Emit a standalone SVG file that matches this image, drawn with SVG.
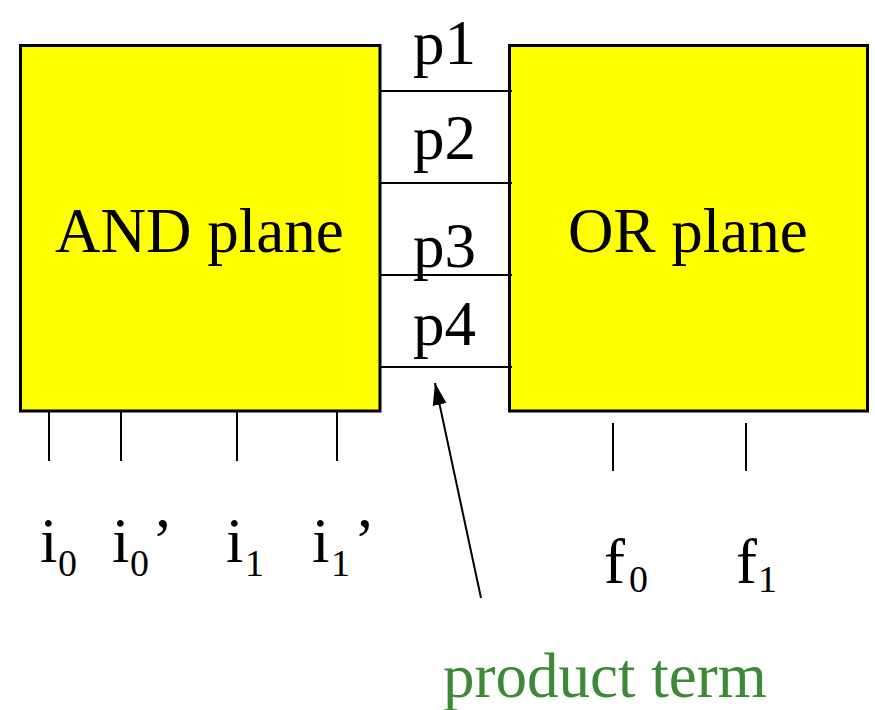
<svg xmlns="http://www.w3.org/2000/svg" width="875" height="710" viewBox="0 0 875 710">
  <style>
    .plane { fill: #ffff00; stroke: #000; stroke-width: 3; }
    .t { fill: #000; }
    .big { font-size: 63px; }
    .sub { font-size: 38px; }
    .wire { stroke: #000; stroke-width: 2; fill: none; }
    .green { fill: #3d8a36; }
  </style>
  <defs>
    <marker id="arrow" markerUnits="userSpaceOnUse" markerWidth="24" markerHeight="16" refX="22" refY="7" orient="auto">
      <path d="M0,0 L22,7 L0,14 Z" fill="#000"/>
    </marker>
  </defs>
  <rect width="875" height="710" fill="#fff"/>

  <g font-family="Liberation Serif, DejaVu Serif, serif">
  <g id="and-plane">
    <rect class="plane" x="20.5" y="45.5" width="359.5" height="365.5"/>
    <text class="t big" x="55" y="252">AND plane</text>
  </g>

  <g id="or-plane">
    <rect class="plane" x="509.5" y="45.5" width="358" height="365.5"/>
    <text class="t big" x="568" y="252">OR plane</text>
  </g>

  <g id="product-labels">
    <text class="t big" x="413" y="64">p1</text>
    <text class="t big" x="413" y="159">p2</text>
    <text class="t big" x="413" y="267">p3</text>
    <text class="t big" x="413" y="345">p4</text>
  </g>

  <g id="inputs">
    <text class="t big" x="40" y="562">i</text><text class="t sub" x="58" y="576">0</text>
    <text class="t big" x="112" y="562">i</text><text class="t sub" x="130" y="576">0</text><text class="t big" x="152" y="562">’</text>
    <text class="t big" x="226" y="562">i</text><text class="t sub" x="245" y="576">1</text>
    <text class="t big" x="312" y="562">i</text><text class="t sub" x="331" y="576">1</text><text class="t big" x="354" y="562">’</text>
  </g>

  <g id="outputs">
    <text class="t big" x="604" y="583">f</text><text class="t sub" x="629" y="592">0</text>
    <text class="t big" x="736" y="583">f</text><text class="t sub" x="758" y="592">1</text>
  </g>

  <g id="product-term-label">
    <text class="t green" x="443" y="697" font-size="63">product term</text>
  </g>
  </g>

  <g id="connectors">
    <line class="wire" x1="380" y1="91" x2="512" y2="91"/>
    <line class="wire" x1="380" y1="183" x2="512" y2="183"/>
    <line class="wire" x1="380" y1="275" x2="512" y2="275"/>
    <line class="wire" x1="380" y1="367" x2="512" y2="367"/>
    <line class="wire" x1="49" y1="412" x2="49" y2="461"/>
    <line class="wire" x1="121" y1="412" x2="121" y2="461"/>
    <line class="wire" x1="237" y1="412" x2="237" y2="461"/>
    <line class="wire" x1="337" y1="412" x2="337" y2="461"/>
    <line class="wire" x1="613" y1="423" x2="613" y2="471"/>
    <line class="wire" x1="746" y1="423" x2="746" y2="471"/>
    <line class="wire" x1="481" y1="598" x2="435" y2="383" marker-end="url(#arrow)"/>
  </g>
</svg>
▬▬▬▬▬▬
Aim of the task: Copy the listing in full and without alteration, omitting every picture.

Result of the task:
Emit a standalone SVG file that matches this image, drawn with SVG.
<svg xmlns="http://www.w3.org/2000/svg" width="875" height="710" viewBox="0 0 875 710">
  <style>
    .plane { fill: #ffff00; stroke: #000; stroke-width: 3; }
    .t { fill: #000; }
    .big { font-size: 63px; }
    .sub { font-size: 38px; }
    .wire { stroke: #000; stroke-width: 2; fill: none; }
    .green { fill: #3d8a36; }
  </style>
  <defs>
    <marker id="arrow" markerUnits="userSpaceOnUse" markerWidth="24" markerHeight="16" refX="22" refY="7" orient="auto">
      <path d="M0,0 L22,7 L0,14 Z" fill="#000"/>
    </marker>
  </defs>
  <rect width="875" height="710" fill="#fff"/>

  <g font-family="Liberation Serif, DejaVu Serif, serif">
  <g id="and-plane">
    <rect class="plane" x="20.5" y="45.5" width="359.5" height="365.5"/>
    <text class="t big" x="55" y="252">AND plane</text>
  </g>

  <g id="or-plane">
    <rect class="plane" x="509.5" y="45.5" width="358" height="365.5"/>
    <text class="t big" x="568" y="252">OR plane</text>
  </g>

  <g id="product-labels">
    <text class="t big" x="413" y="64">p1</text>
    <text class="t big" x="413" y="159">p2</text>
    <text class="t big" x="413" y="267">p3</text>
    <text class="t big" x="413" y="345">p4</text>
  </g>

  <g id="inputs">
    <text class="t big" x="40" y="562">i</text><text class="t sub" x="58" y="576">0</text>
    <text class="t big" x="112" y="562">i</text><text class="t sub" x="130" y="576">0</text><text class="t big" x="152" y="562">’</text>
    <text class="t big" x="226" y="562">i</text><text class="t sub" x="245" y="576">1</text>
    <text class="t big" x="312" y="562">i</text><text class="t sub" x="331" y="576">1</text><text class="t big" x="354" y="562">’</text>
  </g>

  <g id="outputs">
    <text class="t big" x="604" y="583">f</text><text class="t sub" x="629" y="592">0</text>
    <text class="t big" x="736" y="583">f</text><text class="t sub" x="758" y="592">1</text>
  </g>

  <g id="product-term-label">
    <text class="t green" x="443" y="697" font-size="63">product term</text>
  </g>
  </g>

  <g id="connectors">
    <line class="wire" x1="380" y1="91" x2="512" y2="91"/>
    <line class="wire" x1="380" y1="183" x2="512" y2="183"/>
    <line class="wire" x1="380" y1="275" x2="512" y2="275"/>
    <line class="wire" x1="380" y1="367" x2="512" y2="367"/>
    <line class="wire" x1="49" y1="412" x2="49" y2="461"/>
    <line class="wire" x1="121" y1="412" x2="121" y2="461"/>
    <line class="wire" x1="237" y1="412" x2="237" y2="461"/>
    <line class="wire" x1="337" y1="412" x2="337" y2="461"/>
    <line class="wire" x1="613" y1="423" x2="613" y2="471"/>
    <line class="wire" x1="746" y1="423" x2="746" y2="471"/>
    <line class="wire" x1="481" y1="598" x2="435" y2="383" marker-end="url(#arrow)"/>
  </g>
</svg>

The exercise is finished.